SEKITAR PUKUL dua belas siang kurang sedikit. Matahari bersinar gahar ketika saya baru sampai di stasiun Depok Baru, beberapa waktu lalu. Setelah membeli karcis Kereta Listrik (KRL) kelas Ekonomi, saya langsung menuju peron tunggu, tepatnya di rangkaian pemberangkatan Jalur I tujuan Jakarta Kota. Dalam duduk itu, seraya membaca koran Media Indonesia yang harganya sangat merakyat itu, kulihat pemandangan yang sungguh sungguh sangat menggetarkan hati ini.
Ketika itu, kusaksikan seorang ibu tua menggendong semacam keranjang berisi rupa rupa jajanan kecil seperti permen, tisu, pulpen, dan berbagai merk rokok batangan. Ibu itu berkeliling dari sudut ke sudut, dari kursi ke kursi. Seperti tak ada lelahnya. Ia juga sesekali mendatangi langsung calon penumpang yang duduk kursi besi permanen stasiun untuk menawarkan jualannya.
"Ayo, bu, pak. Yang belum, yang belum. Ayo siapa lagi. Permennya, pak," itulah kata yang acap kali diujar berulang-ulangnya, ke mana mana, penuh optimisme. Ia juga sigap sekali. Sedikit saja mata calon penumpang kereta siang itu melirik ke keranjang, si ibu akan merespon dengan cepat menanyakan apa yang dibutuhkan. Agresifitas yang tak pamrih.

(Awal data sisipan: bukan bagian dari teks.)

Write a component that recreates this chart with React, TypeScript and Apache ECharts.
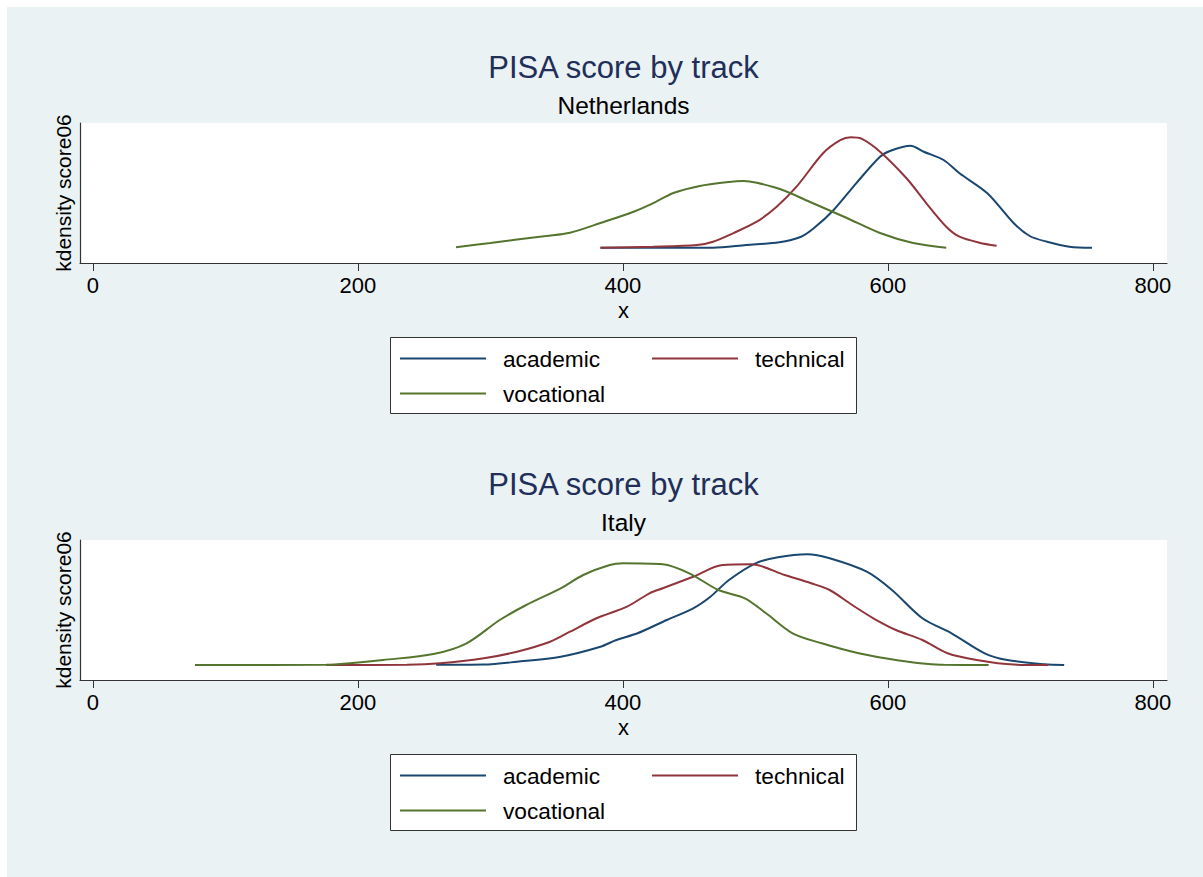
import React, { useEffect, useRef } from "react";
import * as echarts from "echarts";

const xTicks = [0, 200, 400, 600, 800];
const trackNames = ["academic", "technical", "vocational"];
const trackColors = ["#1A476F", "#90353B", "#55752F"];
const panelTitles = ["PISA score by track", "PISA score by track"];
const panelSubtitles = ["Netherlands", "Italy"];
const xAxisTitle = "x";
const yAxisTitle = "kdensity score06";

// Netherlands
const nlAcademic = [
  [383, 0.00001], [468, 0.00002], [493, 0.00021], [518, 0.0004], [534, 0.00077],
  [544, 0.00138], [559, 0.00266], [576, 0.00453], [594, 0.00639], [602, 0.00681],
  [617, 0.00716], [627, 0.00674], [642, 0.00616], [654, 0.00523], [675, 0.00383],
  [695, 0.00173], [707, 0.00084], [720, 0.00044], [737, 0.00009], [754, 0.00002],
];
const nlTechnical = [
  [383, 0.00002], [423, 0.00009], [456, 0.00021], [468, 0.00044], [483, 0.00103],
  [501, 0.00184], [516, 0.00289], [531, 0.00429], [551, 0.00663], [564, 0.00755],
  [572, 0.00775], [580, 0.00765], [594, 0.00674], [614, 0.00488], [629, 0.00313],
  [644, 0.00149], [654, 0.00079], [669, 0.00037], [682, 0.00016],
];
const nlVocational = [
  [274, 0.00005], [300, 0.00035], [320, 0.00059], [342, 0.00084], [360, 0.00107],
  [383, 0.00175], [408, 0.00254], [425, 0.00324], [438, 0.00385], [458, 0.00434],
  [478, 0.0046], [491, 0.00469], [501, 0.00457], [519, 0.00411], [543, 0.00315],
  [569, 0.0021], [594, 0.00105], [619, 0.00035], [644, 0.00002],
];

// Italy
const itAcademic = [
  [259, 0.00001], [295, 0.00003], [320, 0.00023], [353, 0.00058], [383, 0.00128],
  [395, 0.00175], [411, 0.00222], [433, 0.00315], [453, 0.00397], [466, 0.00478],
  [480, 0.00595], [500, 0.00712], [517, 0.00754], [539, 0.00775], [556, 0.00747],
  [584, 0.00653], [603, 0.00525], [626, 0.00327], [648, 0.00222], [673, 0.00082],
  [690, 0.00035], [718, 0.00005], [733, 0],
];
const itTechnical = [
  [176, 0], [237, 0.00002], [262, 0.00012], [295, 0.00047], [320, 0.00093],
  [345, 0.00163], [360, 0.00233], [380, 0.00327], [403, 0.00408], [420, 0.00502],
  [430, 0.00537], [453, 0.00618], [475, 0.007], [497, 0.00705], [522, 0.0063],
  [542, 0.00572], [556, 0.00525], [573, 0.0042], [589, 0.00327], [606, 0.00245],
  [626, 0.00175], [645, 0.00082], [667, 0.00035], [695, 0.00003], [721, 0],
];
const itVocational = [
  [77, 0], [176, 0.00001], [194, 0.00012], [219, 0.00035], [257, 0.00077],
  [282, 0.00152], [307, 0.00315], [327, 0.0042], [353, 0.00537], [370, 0.0063],
  [390, 0.007], [400, 0.00712], [430, 0.00705], [450, 0.00642], [472, 0.00525],
  [492, 0.00467], [508, 0.00362], [528, 0.00222], [550, 0.00152], [578, 0.00082],
  [606, 0.00035], [642, 0.00001], [676, 0],
];

const panelData = [
  [nlAcademic, nlTechnical, nlVocational],
  [itAcademic, itTechnical, itVocational],
];

const FONT = "'Liberation Sans', Arial, Helvetica, sans-serif";
const PANEL_STEP = 417;

export default function App() {
  const ref = useRef<HTMLDivElement>(null);

  useEffect(() => {
    if (!ref.current) return;
    const chart = echarts.init(ref.current, undefined, { renderer: "svg" });

    const grids: any[] = [];
    const xAxes: any[] = [];
    const yAxes: any[] = [];
    const titles: any[] = [];
    const legends: any[] = [];
    const series: any[] = [];
    const graphics: any[] = [];

    panelData.forEach((tracks, p) => {
      const o = p * PANEL_STEP;
      grids.push({
        left: 73,
        top: 116 + o,
        width: 1087,
        height: 140,
        show: true,
        backgroundColor: "#ffffff",
        borderWidth: 0,
      });
      xAxes.push({
        type: "value",
        gridIndex: p,
        min: -9.8,
        max: 810.6,
        name: xAxisTitle,
        nameLocation: "middle",
        nameGap: 36,
        nameTextStyle: { fontSize: 22, color: "#000", fontFamily: FONT },
        axisLine: { show: true, onZero: false, lineStyle: { color: "#333", width: 1.2 } },
        axisTick: { show: true, length: 8, customValues: xTicks, lineStyle: { color: "#333", width: 1 } },
        axisLabel: { show: true, customValues: xTicks, margin: 11, fontSize: 22, color: "#000", fontFamily: FONT },
        splitLine: { show: false },
      });
      yAxes.push({
        type: "value",
        gridIndex: p,
        min: -0.00105,
        max: 0.00875,
        name: yAxisTitle,
        nameLocation: "middle",
        nameGap: 6,
        nameTextStyle: { fontSize: 21, color: "#000", fontFamily: FONT },
        axisLine: { show: true, onZero: false, lineStyle: { color: "#333", width: 1.2 } },
        axisTick: { show: false },
        axisLabel: { show: false },
        splitLine: { show: false },
      });
      titles.push({
        text: panelTitles[p],
        left: 616.5,
        top: 45 + o,
        textAlign: "center",
        padding: 0,
        textStyle: { fontSize: 31, fontWeight: "normal", color: "#1F2F5A", fontFamily: FONT },
      });
      titles.push({
        text: panelSubtitles[p],
        left: 616.5,
        top: 86 + o,
        textAlign: "center",
        padding: 0,
        textStyle: { fontSize: 24.5, fontWeight: "normal", color: "#000", fontFamily: FONT },
      });
      const legendPos = [
        [393, 340],
        [645, 340],
        [393, 375],
      ];
      trackNames.forEach((name, i) => {
        legends.push({
          left: legendPos[i][0],
          top: legendPos[i][1] + o,
          data: [name],
          icon: "rect",
          itemWidth: 86,
          itemHeight: 2,
          padding: 0,
          selectedMode: false,
          textStyle: { fontSize: 22.7, color: "#000", fontFamily: FONT, padding: [0, 0, 0, 12] },
        });
        series.push({
          name,
          type: "line",
          xAxisIndex: p,
          yAxisIndex: p,
          data: tracks[i],
          smooth: 0.3,
          showSymbol: false,
          symbol: "none",
          color: trackColors[i],
          lineStyle: { color: trackColors[i], width: 2 },
          itemStyle: { color: trackColors[i] },
        });
      });
      graphics.push({
        type: "rect",
        z: -1,
        shape: { x: 383.5, y: 330.5 + o, width: 466, height: 76 },
        style: { fill: "#ffffff", stroke: "#333", lineWidth: 1 },
      });
    });

    chart.setOption({
      animation: false,
      backgroundColor: "#EAF2F3",
      textStyle: { fontFamily: FONT },
      title: titles,
      grid: grids,
      xAxis: xAxes,
      yAxis: yAxes,
      legend: legends,
      series,
      graphic: { elements: graphics },
    });

    return () => chart.dispose();
  }, []);

  return (
    <div
      ref={ref}
      style={{ position: "absolute", left: 7, top: 7, width: 1196, height: 870, background: "#EAF2F3" }}
    />
  );
}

Di sudut pandang yang lain, tampak segerombolan anak muda, kurang lebih berumur 20 tahun ke atas, berkeliling ke sana kemari berteriak menawarkan berjenis koran harian terbitan ibu kota. Juga, tak pernah lelah mereka saling berburu naik turun kereta yang berhenti bongkar muat penumpang, untuk sekedar menawar korannya dengan harga murah itu.
Yang juga menggetarkan, siang yang terik itu, tampak juga kakek renta yang sudah bungkuk. Ia terlihat mengecek semua tong sampah yang ada di lokasi stasiun. Diintipnya dalam dalam setiap tong, kemudian dikoreknya beberapa gelas kemasan plastik bekas yang kemudian dimasukkan karung yang dikait di pinggangnya. Saya melihat, semua orang orang itu bekerja dengan giat sekali.
Dari pemandangan maujud itu, saya dan mungkin kita semua kemudian akan merenungkan. Sungguh luar biasa orang orang seperti mereka, terlepas tentang jenis koran apa yang mereka jajakan, juga terlepas berbagai merk rokok yang mereka supply, dan untuk apa penghasilan penghasilan itu kemudian mereka manfaatkan. Tetap pada intinya mereka adalah para manusia yang telah berusaha mengais rejeki halal di atas bumi Tuhan ini, bumi yang yang bisa kita simpulkan tengah berada di "genggaman" sekelompok orang rakus lagi serakah yang ada di atas sana.
Dalam setiap ritme perjalanan kemandirian orang orang yang sering disemat dengan sebutan "orang keci", kita sesungguhnya mendapatkan bergumpal gumpal hikmah dan pembelajaran yang bisa dituai untuk kemudian kita jadikan cemeti menggencarkan spirit berdikari kita yang selama ini sering direcoki dengan laku permissif dan pesimis. Disanalah kita belajar tentang etos kerja, tentang kecintaan terhadap karir, tentang hidup yang tak pernah lepas dari goncangan.